Es were zwar hoch zu wünschen, daß die stände vorlengst unter sich selbst das
zerfallene vertrawen wider aufgerichtet, zumahlen die fast auf allen reichstägen und
conventen von den evangelischen und protestierenden unaufhörlich und flehendtlich
gesuchte erledigung der geklagten gravaminum auf solche maße, wie es die reichsgeseze
erfordern, zu erhalten gestanden, und es niemahls dahin gerathen wäre, daß die frembde
cronen in die reichssachen sich gemischet hetten. Demnach es aber leyder dahin
außgeschlagen und für iezo in vielen andern terminis beruhet, so thuet es auch numehr
in der stände mächten allein nicht bestehen, friede und ruhe in dem Reich wider
aufzurichten und in denen sachen, dabey die cronen sich interessiert halten, ohne deren
vorwissen einen endlichen schlues zu machen. Es wirdt aber ein yeder billig dabey seine
Euer Kayserlicher Majestätt und dem Heyligen Römischen Reich geleistete pflicht nicht
ausser acht, sondern das heyl und die wollfahrt des Heiligen Reichs das höchste geseze
und fürnembste ziel seiner actionen allemahl sein lassen müssen.
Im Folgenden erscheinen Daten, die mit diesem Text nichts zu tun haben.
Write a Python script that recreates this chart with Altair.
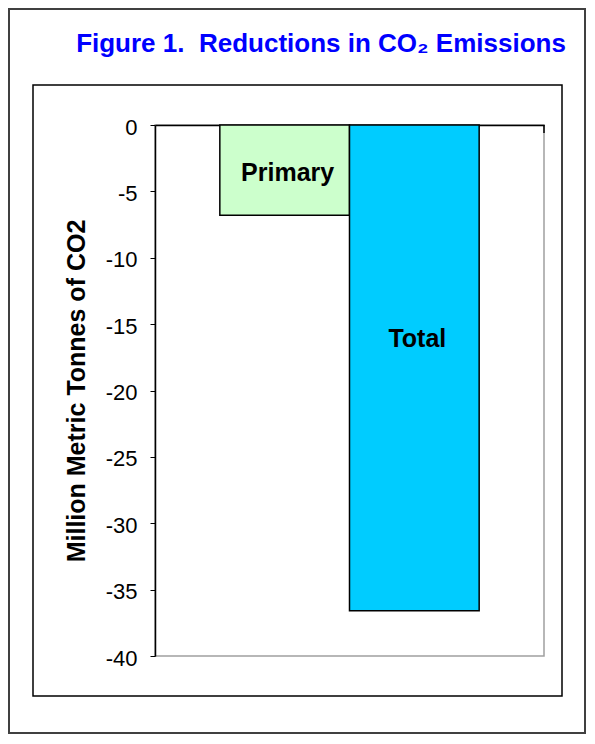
import altair as alt
import pandas as pd

# Data
categories = ["Primary", "Total"]
values = [-6.8, -36.6]
label_y = [-4.2, -16.7]
bar_colors = ["#CCFFCC", "#00CCFF"]
y_ticks = [0, -5, -10, -15, -20, -25, -30, -35, -40]

title_text = "Figure 1.\u00a0 Reductions in CO\u2082 Emissions"
y_title = "Million Metric Tonnes of CO2"

df = pd.DataFrame({"cat": categories, "value": values, "label_y": label_y})

W, H = 389, 531
TOTAL_W, TOTAL_H = 578, 726
PAD_L, PAD_T = 147, 117
PAD_R = TOTAL_W - PAD_L - W
PAD_B = TOTAL_H - PAD_T - H

FONT = "Liberation Sans, Arial, Helvetica, sans-serif"

x_enc = alt.X(
    "cat:N",
    sort=categories,
    scale=alt.Scale(paddingInner=0, paddingOuter=0.5),
    axis=alt.Axis(orient="top", labels=False, ticks=False, title=None,
                  domainColor="black", domainWidth=1.5, grid=False),
)
y_scale = alt.Scale(domain=[-40, 0], nice=False, zero=False)

bars = alt.Chart(df).mark_bar(stroke="black", strokeWidth=1.5).encode(
    x=x_enc,
    y=alt.Y(
        "value:Q",
        scale=y_scale,
        axis=alt.Axis(
            values=y_ticks,
            title=y_title,
            titleFont=FONT, titleFontSize=25, titleFontWeight="bold",
            titleColor="black", titleAngle=270, titleAlign="center",
            titleBaseline="middle", titleX=-79, titleY=H / 2,
            labelFont=FONT, labelFontSize=22, labelColor="black",
            labelExpr="datum.value + ''", labelPadding=13, labelOffset=2,
            tickSize=5, tickColor="black", tickWidth=1,
            domainColor="black", domainWidth=1.5, grid=False,
        ),
    ),
    y2=alt.datum(0),
    color=alt.Color("cat:N", scale=alt.Scale(domain=categories, range=bar_colors), legend=None),
)

labels = alt.Chart(df).mark_text(
    font=FONT, fontSize=25, fontWeight="bold", color="black",
    baseline="alphabetic", align="center", dx=3,
).encode(
    x=alt.X("cat:N", sort=categories),
    y=alt.Y("label_y:Q", scale=y_scale),
    text="cat:N",
)

one = alt.Data(values=[{"k": 1}])

right_tick = alt.Chart(one).mark_rule(color="black", strokeWidth=1.5).encode(
    x=alt.value(W), y=alt.value(0), y2=alt.value(8)
)

inner_box = alt.Chart(one).mark_rect(
    fill="transparent", stroke="black", strokeWidth=1.5
).encode(
    x=alt.value(-122), x2=alt.value(407), y=alt.value(-40), y2=alt.value(571)
)

outer_box = alt.Chart(one).mark_rect(
    fill="transparent", stroke="#404040", strokeWidth=2
).encode(
    x=alt.value(-PAD_L + 1), x2=alt.value(W + PAD_R - 1),
    y=alt.value(-PAD_T + 1), y2=alt.value(H + PAD_B - 1),
)

title = alt.Chart(one).mark_text(
    font=FONT, fontSize=26, fontWeight="bold", color="#0000FF",
    align="center", baseline="alphabetic",
).encode(
    x=alt.value(166), y=alt.value(-73), text=alt.value(title_text)
)

chart = alt.layer(outer_box, inner_box, bars, labels, right_tick, title).resolve_scale(
    x="shared", y="shared"
).properties(
    width=W, height=H,
    autosize=alt.AutoSizeParams(type="none"),
    padding={"left": PAD_L, "top": PAD_T, "right": PAD_R, "bottom": PAD_B},
    background="white",
).configure_view(
    stroke="#A0A0A0", strokeWidth=1.5
)

chart.save("out.html", embed_options={"renderer": "svg", "actions": False})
Wir versichern, daß wir
jederzeit für einen sicheren und beständigen Frieden im Reich arbeiten werden. Damit man
aber auch an catholischer seitten bey abhandelung der gravaminum sich dermahleins zur
billigkeit bequeme und den evangelischen ständen das werkh nicht zu schwer machen,
sondern zu einer durchgehenden aequalität und gleichheit unter beiderseits religionsver-
wandten alß gliedern eines Reichs, welche das einige bewerteste band wahrer einigkeit
und beständiger ruhe ist, sich verstehen und zu keiner ungleicheit unter ermelten beiden
ständen, daraus alles mißtrawen und verderbliches unheil herfließet, weitere ursache
geben möge, also bitten wir Euer Majestät, die kath. Stände zu einer solchen Resolution zu
bringen. Dadurch werden sich Euer Majestät unsterblich verdient machen.